Your Enrollment Strategy Has a Blind Spot: It's Probably Your Auxiliary Programs
Most school leaders I talk to can tell me exactly how many applications they received last year. They can walk me through their open house schedule, their inquiry conversion rate, their yield numbers.
Ask them what happened in their summer program last July? Crickets.
That disconnect is costing schools more than they realize. Families are making up their minds about your school long before they ever fill out an inquiry form. They're making that decision at camp drop-off. At afterschool pickup. In the parking lot, talking to another parent whose kid had a great week at your enrichment program.
Your auxiliary programs are already doing enrollment work. The question is whether you're paying attention.
The First Impression You're Not Managing

Schools spend enormous energy crafting the message families receive at open houses and admissions events. But that targets families who have already decided to look at your school. What about the families who haven't decided yet?
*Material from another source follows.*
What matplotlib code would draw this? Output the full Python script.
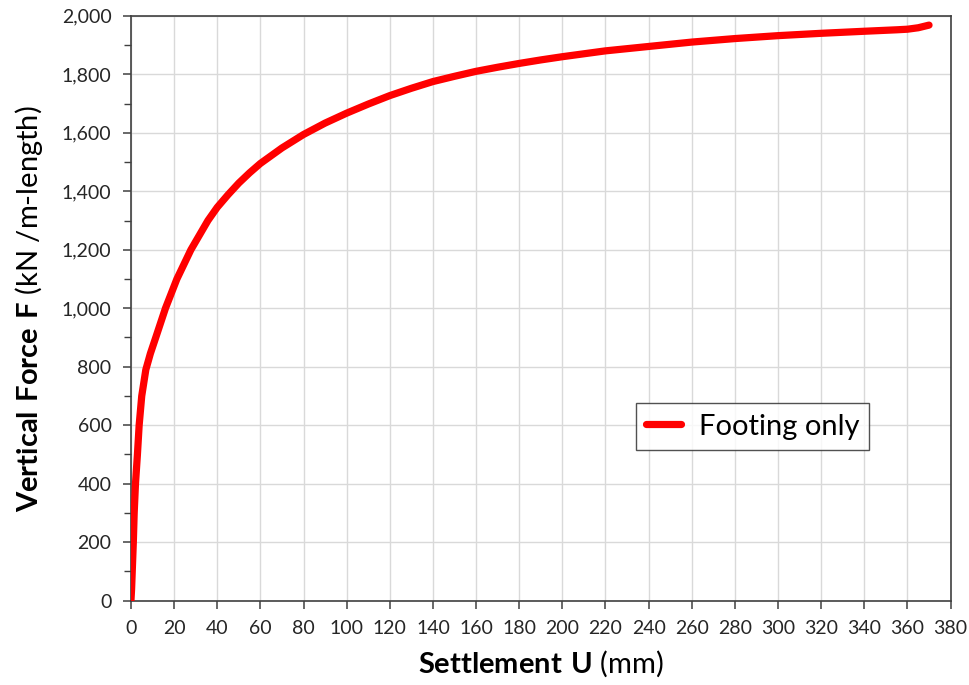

They're already on your campus—in your summer programs, your afterschool offerings, your weekend enrichment courses. They're watching how your staff treats their kids. They're forming opinions. They're talking. And most schools have no intentional strategy for that moment at all.
The Silo Problem Nobody Talks About
Auxiliary and admissions teams at most schools operate like neighboring countries with a closed border. Auxiliary directors are focused on running great programs. Admissions directors are focused on filling seats. Neither is systematically asking: who are the families coming through these programs, and how do we bring them closer to enrollment?
I've watched schools transform their pipelines simply by opening that conversation. Not with complicated systems, just with intention. A shared list, a warm handoff, or a moment at camp pickup that leads to a campus tour.
The infrastructure is already there. What's missing is the strategy connecting it. We’ll talk more about strategy in a future post, but answer this now: If a family spent a week in your summer program and never enrolled, do you know why and do you know who they were?
The schools winning on enrollment right now aren't necessarily the ones with the best brochures. They're the ones that have figured out how to turn every family touchpoint (including the ones that happen in July) into part of a coherent enrollment journey.
Your auxiliary programs are already in the room where decisions get made. It's time to show up with a strategy.